A partir dos anos 1980, tomado pela certeza de que a música de concerto pode e deve ser difundida entre pessoas de todas as classes e formações, liderou iniciativas várias de popularização. Uma delas foi a criação do programa “Toque de Classe”, na extinta TV Manchete, apresentado por ele e com convidados como João Nogueira, Ney Matogrosso, Milton Nascimento, Nelson Gonçalves e Moreira da Silva.

Já nos anos 1990, começou a se apresentar em comunidades cariocas como Rocinha e Mangueira, em concertos multitudinários. No final da mesma década, seus discos eram vendidos em bancas de jornal acompanhados de fascículos. E, no início dos 2000, empreendeu uma série de 500 concertos num caminhão-teatro que viajou por centenas de cidades das cinco regiões do Brasil.

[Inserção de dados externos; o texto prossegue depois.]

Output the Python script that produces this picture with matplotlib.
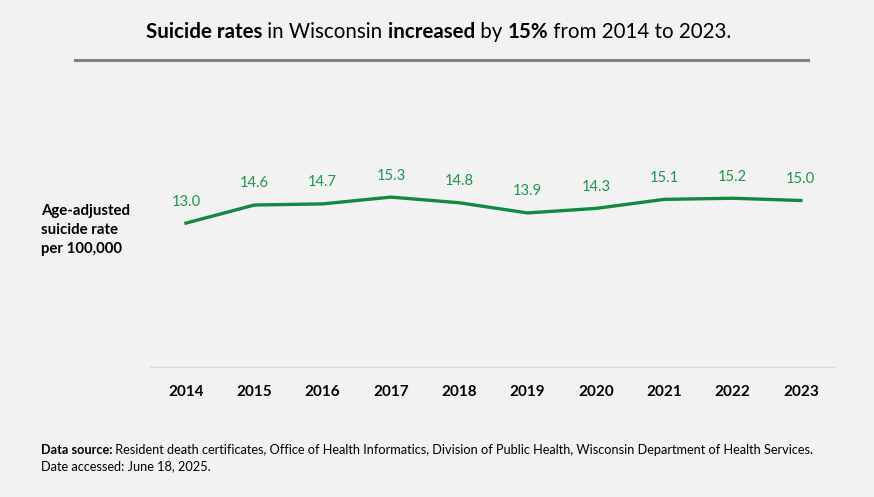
import matplotlib
matplotlib.use("Agg")
import matplotlib.pyplot as plt
from matplotlib.transforms import offset_copy

years = ["2014", "2015", "2016", "2017", "2018", "2019", "2020", "2021", "2022", "2023"]
rates = [13.0, 14.6, 14.7, 15.3, 14.8, 13.9, 14.3, 15.1, 15.2, 15.0]

title_parts = [("Suicide rates", "bold"), (" in Wisconsin ", "normal"), ("increased", "bold"),
               (" by ", "normal"), ("15%", "bold"), (" from 2014 to 2023.", "normal")]
source_parts = [("Data source:", "bold"),
                (" Resident death certificates, Office of Health Informatics, Division of Public Health, "
                 "Wisconsin Department of Health Services.", "normal")]
accessed = "Date accessed: June 18, 2025."
ylabel_lines = ["Age-adjusted", "suicide rate", "per 100,000"]

bg = "#f2f2f2"
green = "#12893f"
label_green = "#1f9450"
plt.rcParams["font.family"] = ["Lato", "DejaVu Sans"]

W, H = 874, 497
fig = plt.figure(figsize=(W / 100, H / 100), dpi=100, facecolor=bg)
# y = 0 sits at pixel row 370, 11.3 px per unit
ax = fig.add_axes([151.8 / W, 1 - 370 / H, (835 - 151.8) / W, 226 / H])
ax.set_facecolor("none")

x = list(range(len(years)))
ax.plot(x, rates, color=green, lw=2.4, solid_joinstyle="round")
for xi, v in zip(x, rates):
    ax.annotate(f"{v:.1f}", (xi, v), xytext=(0, 15.5), textcoords="offset points",
                ha="center", va="center", color=label_green, fontsize=10.6)

ax.set_xlim(-0.5, len(years) - 0.5)
ax.set_ylim(0, 20)
ax.set_xticks(x)
ax.set_xticklabels(years, fontweight="bold", fontsize=11)
ax.tick_params(axis="x", length=0, pad=11)
ax.set_yticks([])
for s in ax.spines.values():
    s.set_visible(False)

# baseline and title underline
fig.add_artist(plt.Line2D([150 / W, 835 / W], [1 - 367.3 / H] * 2, color="#d9d9d9", lw=1))
fig.add_artist(plt.Line2D([75 / W, 808 / W], [1 - 59.5 / H] * 2, color="#808080", lw=2.2))

for i, line in enumerate(ylabel_lines):
    fig.text(41 / W, 1 - (211 + 18.8 * i) / H, line, fontweight="bold", fontsize=10.8,
             va="center", ha="left")

renderer = fig.canvas.get_renderer()


def run_text(parts, x0, y0, width, center=False):
    # lay the pieces side by side and size them to the reference width
    texts = [fig.text(x0, y0, s, fontsize=10, fontweight=w, va="center", ha="left") for s, w in parts]
    total = sum(t.get_window_extent(renderer).width for t in texts)
    size = 10 * width / total
    for t in texts:
        t.set_fontsize(size)
    xpos = -width / 2 if center else 0
    for t in texts:
        t.set_transform(offset_copy(fig.transFigure, fig=fig, x=xpos, y=0, units="dots"))
        xpos += t.get_window_extent(renderer).width
    return size


run_text(title_parts, 440 / W, 1 - 32.5 / H, 588, center=True)
src_size = run_text(source_parts, 41 / W, 1 - 450 / H, 776)
fig.text(41 / W, 1 - 466 / H, accessed, fontsize=src_size, va="center", ha="left")

fig.savefig("out.png", dpi=100, facecolor=bg)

Essa odisseia, aliás, foi habilmente contada no documentário "Arthur Moreira Lima: Um piano para todos", de 2022, no qual o diretor Marcelo Mazuras mostra uma série de apresentações do pianista entre 2002 e 2018, com direito a uma impactante imagem do artista e seu piano, além de toda a orquestra e seus instrumentos, em dois caminhões e uma van montados sobre uma balsa no Rio Solimões. 

Ele admite que poderia ter levado um quarteto de cordas ou uma formação qualquer que fosse mais simples e menos onerosa. Mas queria poder maravilhar as pessoas de rincões remotos, que provavelmente nunca haviam podido antes sentir a emoção de ver uma orquestra em atuação.

“As pessoas ficam ali como numa missa campal, ouvindo música”, ele comenta no documentário.

Esse jeito simples e tão sensível, ao mesmo tempo, comoveu não só as plateias que o viram. Também os colegas de profissão o reverenciam.

“Foi o pianista brasileiro que mais me emocionou na vida e, talvez, um dos maiores intérpretes de Chopin dos séculos XX e XXI”, resumiu João Carlos Martins, maestro e pianista, em entrevista à Globonews.

O maestro Roberto Tibiriçá foi sucinto numa postagem do Instituto Piano Brasileiro:

“Oh, meu querido amigo. Que pena!”

O próprio Instituto deixou sua despedida a Moreira Lima, sentenciando:

“Nossos agradecimentos a esse gigante incomparável, por tudo que fez pela cultura brasileira e pianística. Que seu nome seja sempre reconhecido entre os heróis brasileiros.”

Nas redes sociais, as homenagens se repetiram entre perfis de gente tão distinta como o novelista Manoel Carlos e o ex-deputado Roberto Freire. A proximidade com o mundo político, a propósito, sempre foi uma marca de Moreira Lima, que por décadas esteve filiado a partidos vinculados à esquerda, como o PDT e o PSB.

Radicado em Florianópolis, há cerca de um ano ele teve um câncer de intestino diagnosticado. Internado há duas semanas no Hospital da Caridade, na capital catarinense, não resistiu ao avanço da doença. O velório será nesta quinta-feira (31), das 12h às 16h, no cemitério Jardim da Paz, em Florianópolis.